The final tale, The Hitch-Hiker, introduces us to Annie (Lois Chiles), who, following an evening of adultery with a handsome gigolo (David Beecroft), heads home to her rich husband, fearful that, if she arrives too late, he’ll begin asking questions. As it turns out, though, thinking up an alibi will be the least of Annie’s worries; after dropping her cigarette in the front seat of her car, Annie loses control and accidentally runs over a hitch-hiker (Tom Wright), killing him instantly. In a panic, she drives off just before several other motorists (including a truck driver played by Stephen King himself) arrive on the scene. Fearful that her conscience won’t allow her to forget this terrible ordeal, Annie soon discovers that fate has a way of catching up with you, resulting in a night of terror she won’t soon forget.

Tying the three segments together is an animated framing story, narrated by the “Creep” (voiced by Joe Silver), in which a young boy (Domenick John), while riding his bike back from the post office, is harassed by a gang of bullies, who learn, far too late, that it isn’t wise to pick on someone much smaller, and a lot smarter, than yourself.
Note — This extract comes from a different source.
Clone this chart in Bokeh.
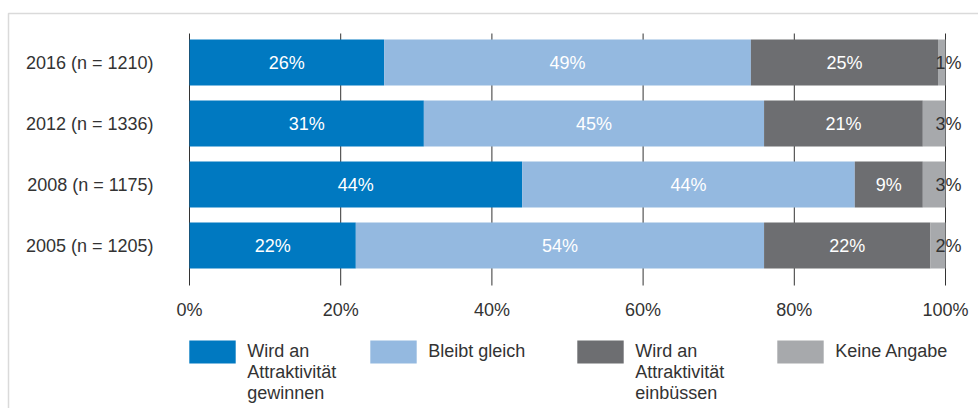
import numpy as np
from bokeh.plotting import figure
from bokeh.models import (ColumnDataSource, FixedTicker, PrintfTickFormatter, Legend,
                          LegendItem, BoxAnnotation, LabelSet)
from bokeh.core.properties import value
from bokeh.embed import file_html
from bokeh.resources import INLINE

# ---- data (bottom row first) ----
rows = ["2005 (n = 1205)", "2008 (n = 1175)", "2012 (n = 1336)", "2016 (n = 1210)"]
series_names = ["Wird an\nAttraktivität\ngewinnen", "Bleibt gleich",
                "Wird an\nAttraktivität\neinbüssen", "Keine Angabe"]
gewinnen = [22, 44, 31, 26]
gleich = [54, 44, 45, 49]
einbuessen = [22, 9, 21, 25]
keine = [2, 3, 3, 1]
x_ticks = [0, 20, 40, 60, 80, 100]

colors = ["#0079C1", "#94B9E0", "#6D6E71", "#A7A9AC"]
FONT = "Liberation Sans"
TXT = "#333333"

series = [gewinnen, gleich, einbuessen, keine]
totals = np.sum(np.array(series, dtype=float), axis=0)
ypos = list(range(len(rows)))

# frame covers the whole canvas; axes are pinned inside it
W, H = 978, 408
PX_X = 7.56          # pixels per percent
PX_Y = 61.0          # pixels per row
x0_px, ytop_px = 189, 62
x_range = (-x0_px / PX_X, (W - x0_px) / PX_X)
y_range = (3 - (H - ytop_px) / PX_Y, 3 + ytop_px / PX_Y)
grid_top = 3 + (ytop_px - 33) / PX_Y
grid_bottom = 3 - (285 - ytop_px) / PX_Y

p = figure(width=W, height=H, min_border=0, x_range=x_range, y_range=y_range,
           output_backend="svg", toolbar_location=None)
p.outline_line_color = None
p.background_fill_color = "white"
p.border_fill_color = "white"
p.xgrid.grid_line_color = None
p.ygrid.grid_line_color = None

# vertical grid lines at the ticks, limited to the bar area
p.segment(x0=x_ticks, x1=x_ticks, y0=[grid_bottom] * len(x_ticks), y1=[grid_top] * len(x_ticks),
          line_color="#333333", line_width=1, level="underlay")

renderers = []
left = np.zeros(len(rows))
for i, (vals, col) in enumerate(zip(series, colors)):
    share = np.array(vals, dtype=float) / totals * 100
    right = left + share
    src = ColumnDataSource(dict(y=ypos, left=left, right=right, mid=(left + right) / 2,
                                lab=[f"{v}%" for v in vals]))
    r = p.hbar(y="y", left="left", right="right", height=0.754, source=src,
               fill_color=col, line_color=None)
    renderers.append(r)
    if i < 3:
        ls = LabelSet(x="mid", y="y", text="lab", source=src, text_color="white",
                      text_align="center", text_baseline="middle",
                      text_font=value(FONT), text_font_size="18px")
    else:
        ls = LabelSet(x="right", y="y", text="lab", source=src, text_color=TXT,
                      x_offset=-10, text_align="left", text_baseline="middle",
                      text_font=value(FONT), text_font_size="18px")
    p.add_layout(ls)
    left = right

# x axis (pinned at the bottom of the bar area)
p.xaxis.fixed_location = grid_bottom
p.xaxis.ticker = FixedTicker(ticks=x_ticks)
p.xaxis.formatter = PrintfTickFormatter(format="%d%%")
p.xaxis.axis_line_color = None
p.xaxis.major_tick_line_color = None
p.xaxis.minor_tick_line_color = None
p.xaxis.major_tick_out = 0
p.xaxis.major_label_standoff = 14
p.xaxis.major_label_text_font = FONT
p.xaxis.major_label_text_font_size = "18px"
p.xaxis.major_label_text_color = TXT

# y axis (pinned at 0%)
p.yaxis.fixed_location = 0
p.yaxis.ticker = FixedTicker(ticks=ypos)
p.yaxis.major_label_overrides = {i: r for i, r in enumerate(rows)}
p.yaxis.axis_line_color = None
p.yaxis.major_tick_line_color = None
p.yaxis.minor_tick_line_color = None
p.yaxis.major_tick_out = 0
p.yaxis.major_label_standoff = 36
p.yaxis.major_label_text_font = FONT
p.yaxis.major_label_text_font_size = "18px"
p.yaxis.major_label_text_color = TXT

# legends (one per item for exact placement); glyph is drawn with a 10% inset
GW, GH = 58, 29
LINE_H = 18 * 1.3
sq_left = [189, 370, 577, 777]
sq_center_y = 352.5
for i, r in enumerate(renderers):
    nlines = series_names[i].count("\n") + 1
    # pad with leading blank lines so the swatch lines up with the first text line
    label = "\n" * (nlines - 1) + series_names[i]
    tot_lines = 2 * nlines - 1
    h = max(GH, tot_lines * LINE_H)
    shift = 7 if nlines > 1 else 1
    bottom_px = sq_center_y + h / 2 - shift
    leg = Legend(items=[LegendItem(label=label, renderers=[r])],
                 location=(sq_left[i] - 0.1 * GW, H - bottom_px), orientation="horizontal",
                 padding=0, margin=0, border_line_color=None, background_fill_alpha=0,
                 glyph_width=GW, glyph_height=GH, label_standoff=6,
                 label_text_font=FONT, label_text_font_size="18px",
                 label_text_color=TXT, label_text_line_height=1.3)
    p.add_layout(leg, "center")

# outer frame line
box = BoxAnnotation(left=8, right=3000, top=13, bottom=3000,
                    left_units="canvas", right_units="canvas",
                    top_units="canvas", bottom_units="canvas",
                    fill_alpha=0, line_color="#858585", line_width=1.5, level="overlay")
p.add_layout(box)

open("out.html", "w").write(file_html(p, INLINE))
I did enjoy, to varying degrees, all three of the main sequences in Creepshow 2. While not particularly frightening, Chief Woodn’head featured some damn fine kill scenes, as well a handful of strong actors (Kennedy and Lamour are predictably good, but it’s Holt McCallanny as the very pissed off Sam Whitemoon who steals the show). Despite some mediocre performances, The Raft did manage to turn the terror dial up a click or two, thanks in large part to its very mysterious “monster”. And like any decent anthology, Creepshow 2 saved the best for last: from the moment Annie runs over that poor guy trying to hitch a ride, The Hitch-Hiker kicks it into high gear, with a few jarring jump scares and some impressive gore (even though Tom Savini was on-hand, playing the “live” version of the Creep, the effects were instead handled by Howard Berger and Greg Nicotero, among others). The film’s lone weakness is its framing story, which, with its sub-par animation and less-than-stellar plotline, never really amounts to much.

1982's Creepshow is my all-time favorite horror anthology, and I’m happy to report that, even though it’s a step down from the awesomeness of the original, Creepshow 2 has its charms as well.